### Job
Give back only the lines from the one that contains "Emit a Python" through the one that contains "fontsize=31, labelpad=8, color='black')", word for word and without images.

### Charts and diagrams as code
* * * * * * * * *

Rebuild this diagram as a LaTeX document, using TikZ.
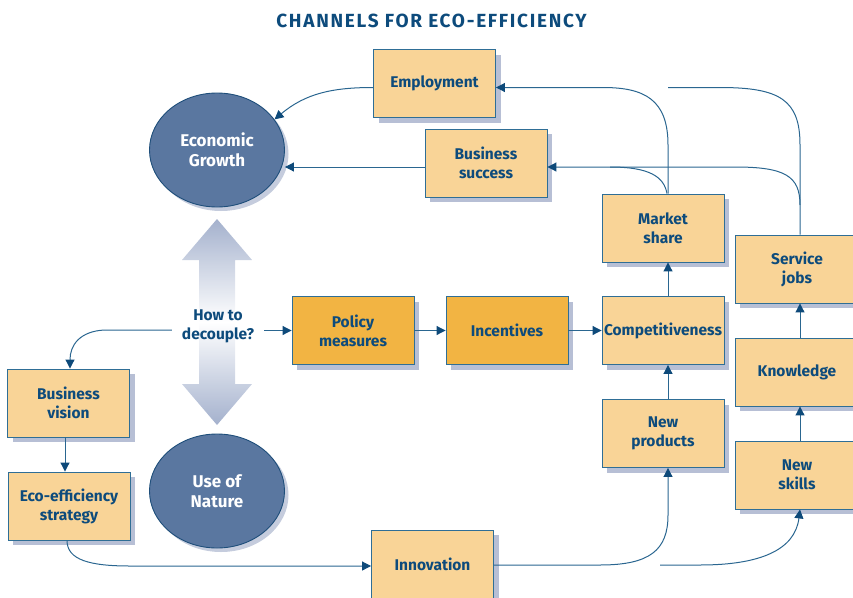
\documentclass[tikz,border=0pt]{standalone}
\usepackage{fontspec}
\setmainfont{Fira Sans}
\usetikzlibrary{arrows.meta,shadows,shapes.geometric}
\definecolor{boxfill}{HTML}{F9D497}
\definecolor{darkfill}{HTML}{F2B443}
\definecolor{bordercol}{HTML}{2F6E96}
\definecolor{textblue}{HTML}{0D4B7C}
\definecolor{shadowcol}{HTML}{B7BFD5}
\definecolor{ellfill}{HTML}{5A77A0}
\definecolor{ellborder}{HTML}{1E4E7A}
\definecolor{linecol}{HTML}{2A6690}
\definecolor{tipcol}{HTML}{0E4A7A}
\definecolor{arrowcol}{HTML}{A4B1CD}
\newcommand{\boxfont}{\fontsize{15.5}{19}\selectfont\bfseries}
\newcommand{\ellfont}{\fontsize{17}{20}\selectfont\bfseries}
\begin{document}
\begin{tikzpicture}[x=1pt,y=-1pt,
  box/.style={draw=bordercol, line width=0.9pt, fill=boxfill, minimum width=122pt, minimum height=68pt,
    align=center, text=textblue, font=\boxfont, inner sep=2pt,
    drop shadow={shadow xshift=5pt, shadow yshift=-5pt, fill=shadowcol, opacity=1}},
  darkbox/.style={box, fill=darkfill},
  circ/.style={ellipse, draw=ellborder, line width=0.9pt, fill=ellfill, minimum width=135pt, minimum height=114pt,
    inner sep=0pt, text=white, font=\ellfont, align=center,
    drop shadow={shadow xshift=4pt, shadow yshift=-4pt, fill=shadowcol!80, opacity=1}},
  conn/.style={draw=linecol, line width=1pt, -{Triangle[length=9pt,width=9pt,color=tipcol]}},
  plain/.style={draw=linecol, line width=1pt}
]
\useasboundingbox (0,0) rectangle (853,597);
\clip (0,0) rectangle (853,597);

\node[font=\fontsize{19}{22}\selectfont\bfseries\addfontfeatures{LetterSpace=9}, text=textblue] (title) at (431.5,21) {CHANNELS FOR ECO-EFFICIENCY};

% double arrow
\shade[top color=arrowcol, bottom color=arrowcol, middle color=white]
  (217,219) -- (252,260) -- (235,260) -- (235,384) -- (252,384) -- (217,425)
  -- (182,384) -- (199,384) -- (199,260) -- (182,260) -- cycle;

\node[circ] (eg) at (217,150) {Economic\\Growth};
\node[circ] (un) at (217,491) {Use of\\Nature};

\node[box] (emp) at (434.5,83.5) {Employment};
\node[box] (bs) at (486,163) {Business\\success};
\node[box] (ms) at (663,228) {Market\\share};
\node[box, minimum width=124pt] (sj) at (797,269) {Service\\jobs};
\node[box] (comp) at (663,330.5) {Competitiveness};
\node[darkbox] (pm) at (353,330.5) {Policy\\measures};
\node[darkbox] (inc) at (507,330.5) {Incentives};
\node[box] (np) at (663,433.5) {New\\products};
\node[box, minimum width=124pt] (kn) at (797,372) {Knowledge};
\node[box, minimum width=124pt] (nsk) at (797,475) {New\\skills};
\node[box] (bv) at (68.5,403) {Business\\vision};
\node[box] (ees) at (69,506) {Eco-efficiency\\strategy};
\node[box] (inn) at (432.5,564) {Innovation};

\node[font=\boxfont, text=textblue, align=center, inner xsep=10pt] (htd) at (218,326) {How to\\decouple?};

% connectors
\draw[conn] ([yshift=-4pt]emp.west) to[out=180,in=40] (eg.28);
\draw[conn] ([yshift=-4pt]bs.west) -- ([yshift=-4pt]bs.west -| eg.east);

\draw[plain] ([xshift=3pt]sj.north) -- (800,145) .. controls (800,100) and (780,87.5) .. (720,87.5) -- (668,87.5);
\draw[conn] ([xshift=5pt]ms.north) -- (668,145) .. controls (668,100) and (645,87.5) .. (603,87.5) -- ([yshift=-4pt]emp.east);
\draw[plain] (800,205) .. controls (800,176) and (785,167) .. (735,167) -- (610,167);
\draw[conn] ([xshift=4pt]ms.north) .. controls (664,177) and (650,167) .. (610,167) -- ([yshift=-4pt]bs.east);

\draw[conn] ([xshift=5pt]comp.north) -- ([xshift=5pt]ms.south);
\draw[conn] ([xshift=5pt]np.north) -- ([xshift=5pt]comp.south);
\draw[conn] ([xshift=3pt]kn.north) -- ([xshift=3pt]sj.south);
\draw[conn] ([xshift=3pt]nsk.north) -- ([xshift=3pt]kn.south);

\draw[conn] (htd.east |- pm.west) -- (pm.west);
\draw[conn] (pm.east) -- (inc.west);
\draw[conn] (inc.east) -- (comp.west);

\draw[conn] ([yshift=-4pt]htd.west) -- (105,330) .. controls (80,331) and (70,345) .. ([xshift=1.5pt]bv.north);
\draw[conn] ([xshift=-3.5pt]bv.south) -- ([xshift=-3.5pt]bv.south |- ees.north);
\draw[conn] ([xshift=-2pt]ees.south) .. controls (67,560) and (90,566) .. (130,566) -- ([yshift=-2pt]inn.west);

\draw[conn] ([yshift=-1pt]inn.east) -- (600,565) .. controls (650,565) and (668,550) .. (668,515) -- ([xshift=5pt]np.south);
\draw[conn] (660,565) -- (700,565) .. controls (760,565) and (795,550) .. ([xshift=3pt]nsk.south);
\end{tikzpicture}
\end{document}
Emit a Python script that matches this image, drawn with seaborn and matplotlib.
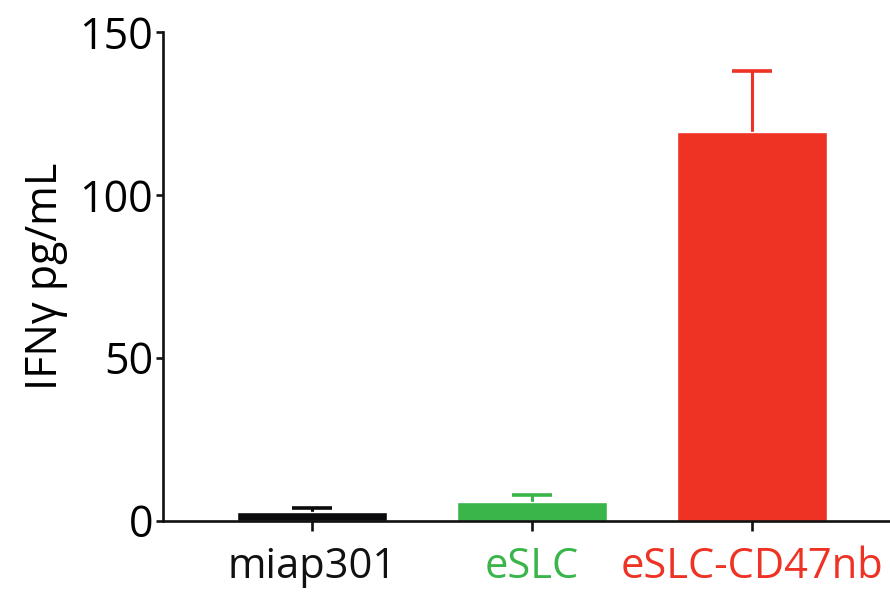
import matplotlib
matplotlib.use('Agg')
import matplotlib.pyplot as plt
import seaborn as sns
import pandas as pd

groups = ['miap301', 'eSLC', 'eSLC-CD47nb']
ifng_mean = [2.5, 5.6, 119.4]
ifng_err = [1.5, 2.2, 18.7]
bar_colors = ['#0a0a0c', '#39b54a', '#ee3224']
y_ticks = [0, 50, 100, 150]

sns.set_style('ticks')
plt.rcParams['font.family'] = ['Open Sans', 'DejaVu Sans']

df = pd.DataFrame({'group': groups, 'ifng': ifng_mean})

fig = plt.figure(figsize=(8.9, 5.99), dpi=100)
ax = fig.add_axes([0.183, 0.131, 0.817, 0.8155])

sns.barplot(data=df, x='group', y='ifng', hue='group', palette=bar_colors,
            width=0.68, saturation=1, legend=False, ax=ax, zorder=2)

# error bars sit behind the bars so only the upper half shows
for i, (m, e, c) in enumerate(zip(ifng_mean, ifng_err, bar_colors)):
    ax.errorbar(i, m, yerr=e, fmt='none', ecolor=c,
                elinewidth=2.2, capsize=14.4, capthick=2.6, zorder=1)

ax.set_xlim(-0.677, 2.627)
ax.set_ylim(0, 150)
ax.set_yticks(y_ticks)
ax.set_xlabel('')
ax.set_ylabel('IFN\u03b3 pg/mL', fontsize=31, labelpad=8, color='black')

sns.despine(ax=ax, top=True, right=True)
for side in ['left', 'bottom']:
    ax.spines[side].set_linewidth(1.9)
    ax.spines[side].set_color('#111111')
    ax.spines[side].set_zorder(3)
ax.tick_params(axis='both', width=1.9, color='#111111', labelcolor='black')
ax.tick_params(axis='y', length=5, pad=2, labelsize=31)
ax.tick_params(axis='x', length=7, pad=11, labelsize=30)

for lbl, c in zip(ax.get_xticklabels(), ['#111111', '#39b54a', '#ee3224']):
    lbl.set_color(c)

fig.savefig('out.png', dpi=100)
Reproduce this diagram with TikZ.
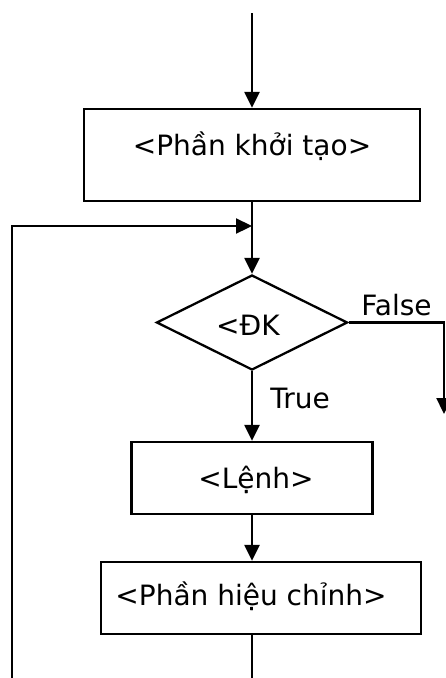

* * * * * * * * *

### Problem solution
Emit a Python script that matches this image, drawn with seaborn and matplotlib.
import matplotlib
matplotlib.use('Agg')
import matplotlib.pyplot as plt
import seaborn as sns
import pandas as pd

groups = ['miap301', 'eSLC', 'eSLC-CD47nb']
ifng_mean = [2.5, 5.6, 119.4]
ifng_err = [1.5, 2.2, 18.7]
bar_colors = ['#0a0a0c', '#39b54a', '#ee3224']
y_ticks = [0, 50, 100, 150]

sns.set_style('ticks')
plt.rcParams['font.family'] = ['Open Sans', 'DejaVu Sans']

df = pd.DataFrame({'group': groups, 'ifng': ifng_mean})

fig = plt.figure(figsize=(8.9, 5.99), dpi=100)
ax = fig.add_axes([0.183, 0.131, 0.817, 0.8155])

sns.barplot(data=df, x='group', y='ifng', hue='group', palette=bar_colors,
            width=0.68, saturation=1, legend=False, ax=ax, zorder=2)

# error bars sit behind the bars so only the upper half shows
for i, (m, e, c) in enumerate(zip(ifng_mean, ifng_err, bar_colors)):
    ax.errorbar(i, m, yerr=e, fmt='none', ecolor=c,
                elinewidth=2.2, capsize=14.4, capthick=2.6, zorder=1)

ax.set_xlim(-0.677, 2.627)
ax.set_ylim(0, 150)
ax.set_yticks(y_ticks)
ax.set_xlabel('')
ax.set_ylabel('IFN\u03b3 pg/mL', fontsize=31, labelpad=8, color='black')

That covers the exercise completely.